Reflections on Sonship

So through God you are no longer a slave but a son, and if a son then an heir. In these words St Paul describes what Christ achieves for us, moving us from slavery to filial inheritance. But this movement is of a singular kind. It isn’t exactly a transformation, because a transformation implies something entirely unprecedented. Contrary to this, Paul’s teaching is that filial inheritance cannot be unprecedented. One cannot simply be made into a son and heir by a sudden and arbitrary elevation of one’s identity. Instead one must be destined to be a son and heir from the beginning, a destiny which is achieved and fulfilled when one’s filial inheritance becomes actualized. Now according to Paul’s understanding, this is what Christ accomplishes for us: He actualizes a destiny, an identity, which has been ours from the beginning. And this is because our beginning is in Him.
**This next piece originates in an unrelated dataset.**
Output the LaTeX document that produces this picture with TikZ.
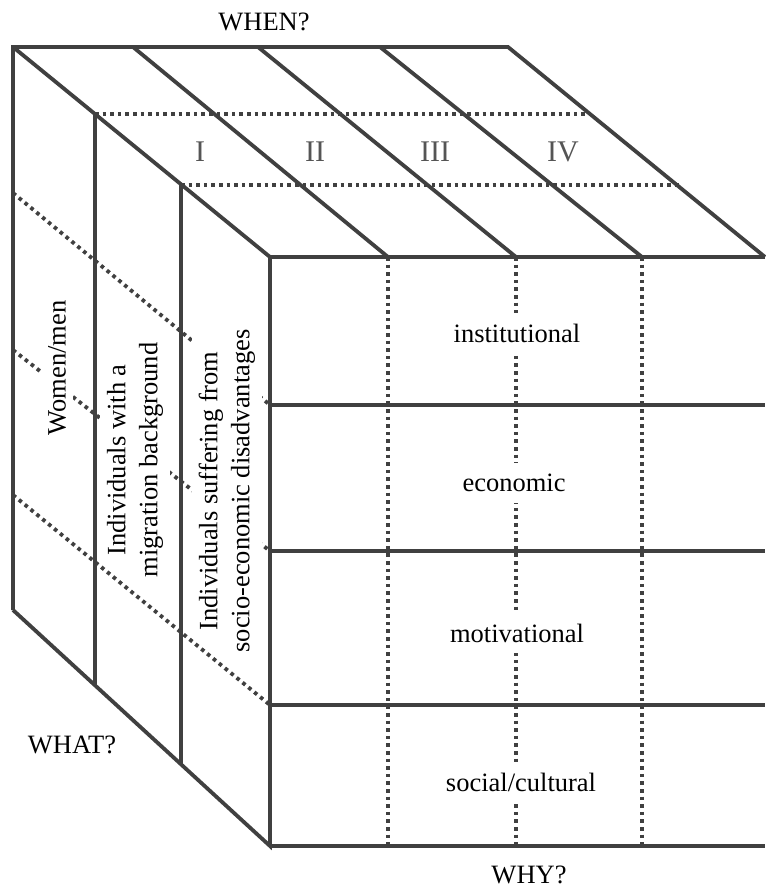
\documentclass[tikz,border=0pt]{standalone}
\usepackage{fontspec}
\setmainfont{Liberation Serif}
\definecolor{linegray}{HTML}{404040}
\definecolor{numgray}{HTML}{555555}
\begin{document}
\begin{tikzpicture}[x=1pt,y=-1pt,
  edge/.style={line width=3.8pt, draw=linegray, line join=miter},
  dots/.style={line width=3.8pt, draw=linegray, dash pattern=on 3.6pt off 4pt},
  lab/.style={font=\fontsize{26.5}{32}\selectfont, inner sep=2pt},
  cell/.style={lab, fill=white, inner xsep=4pt, inner ysep=11pt},
  side/.style={lab, fill=white, rotate=90, align=center, inner xsep=2pt, inner ysep=7pt},
  num/.style={font=\fontsize{30}{36}\selectfont, text=numgray, inner sep=0pt}]
\useasboundingbox[fill=white] (0,0) rectangle (765,890);
% corners
\coordinate (B1) at (13,47);
\coordinate (B2) at (508,47);
\coordinate (F1) at (270,257);
\coordinate (F2) at (765,257);
\coordinate (BL) at (13,610);
\coordinate (FBL) at (270,846);
\coordinate (FBR) at (765,846);
% dotted lines (behind)
\draw[dots] (95,114) -- (590,114);
\draw[dots] (181,185) -- (682,185);
\foreach \x in {388,516,642} \draw[dots] (\x,257) -- (\x,846);
\draw[dots] (13,193) -- (270,405);
\draw[dots] (13,350) -- (270,551);
% solid edges
\draw[edge] (BL) -- (B1) -- (B2) -- (F2);
\draw[edge] (B1) -- (F1) -- (FBL) -- (BL);
\draw[edge] (F1) -- (F2);
\draw[edge] (FBL) -- (FBR);
\draw[edge] (133,47) -- (388,257);
\draw[edge] (258,47) -- (516,257);
\draw[edge] (380,47) -- (642,257);
\draw[edge] (95,114) -- (95,685);
\draw[edge] (181,185) -- (181,764);
\foreach \y in {405,551,705} \draw[edge] (270,\y) -- (765,\y);
% side labels
\node[side] (wm) at (57,368) {Women/men};
\node[side] (mig) at (135,460) {Individuals with a\\migration background};
\node[side] (soc) at (227,491) {Individuals suffering from\\socio-economic disadvantages};
\draw[dots] (13,495) -- (270,705);
% front labels
\node[cell] (inst) at (517,333) {institutional};
\node[cell] (eco) at (514,483) {economic};
\node[cell] (mot) at (517,633) {motivational};
\node[cell] (sc) at (521,782) {social/cultural};
% numerals
\node[num] (n1) at (200,152) {I};
\node[num] (n2) at (315,152) {II};
\node[num] (n3) at (435,152) {III};
\node[num] (n4) at (563,152) {IV};
% axis labels
\node[lab] (when) at (264,22) {WHEN?};
\node[lab] (what) at (72,745) {WHAT?};
\node[lab] (why) at (529,875) {WHY?};
\end{tikzpicture}
\end{document}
The primordial son and heir is in fact the Word made flesh, and we have been created in order to share in the filial inheritance which is originally His own. When He makes us sons and heirs, this does not so much transform us, because instead it completes us, according to the form which, in Christ, has always been ours.

But if sharing in the filial inheritance of Christ is what elucidates both our origin and our destiny, we also have to take account of the slavery which has intervened. By this slavery, our identity as sons and heirs has been obscured; and not only obscured, but in a mysterious way suspended. Because of this slavery we are made other than ourselves, estranged from ourselves, interiorly divided from what we are. This is what slavery to sin accomplishes: it turns us from God, by turning us from ourselves, making it impossible for us concretely to be what we truly are. St Paul’s way of expressing this is to say that, because of sin, we are like adults who have become children, cast adrift from the rights and responsibilities of our maturity. It is an intriguing and very suggestive image: sin as a kind of infantilization. And this infantilization, brought about by sin, is something which we will to occur, or at least it is something in which we willingly collaborate. Sin is our wilful participation in a collective defection from maturity.

This way of thinking rightly refuses sin the compliment of a more dramatic characterization. Sin is revealed, in a way quite simply, even disarmingly, as a refusal to be grown up. In sin, we overlook the truth of things, their interconnections and their depths, and prefer to handle them superficially, trivially, according to the immediacy of the gains and losses which they unreflectively make accessible to us. In other words, sin is a kind of stupidity, a failure of awareness and insight, an incomprehension towards what we have been given. So we should not flatter ourselves. As sinners we do not enact some momentous alternative to the good, but merely show ourselves as not especially smart, when all the time we were thinking of ourselves as ahead of the game. We should experience sin as that kind of humiliation.

The sense of maturity, of experience and familiarity with the world, which sin flatters us into believing we have acquired is therefore, in reality, infantile. We have to be ready to forego this counterfeit maturity, so that we can retrieve that in which maturity truly consists. And then we find ourselves to be another kind of child: the son and heir to whom, in Christ, everything from the beginning has been given.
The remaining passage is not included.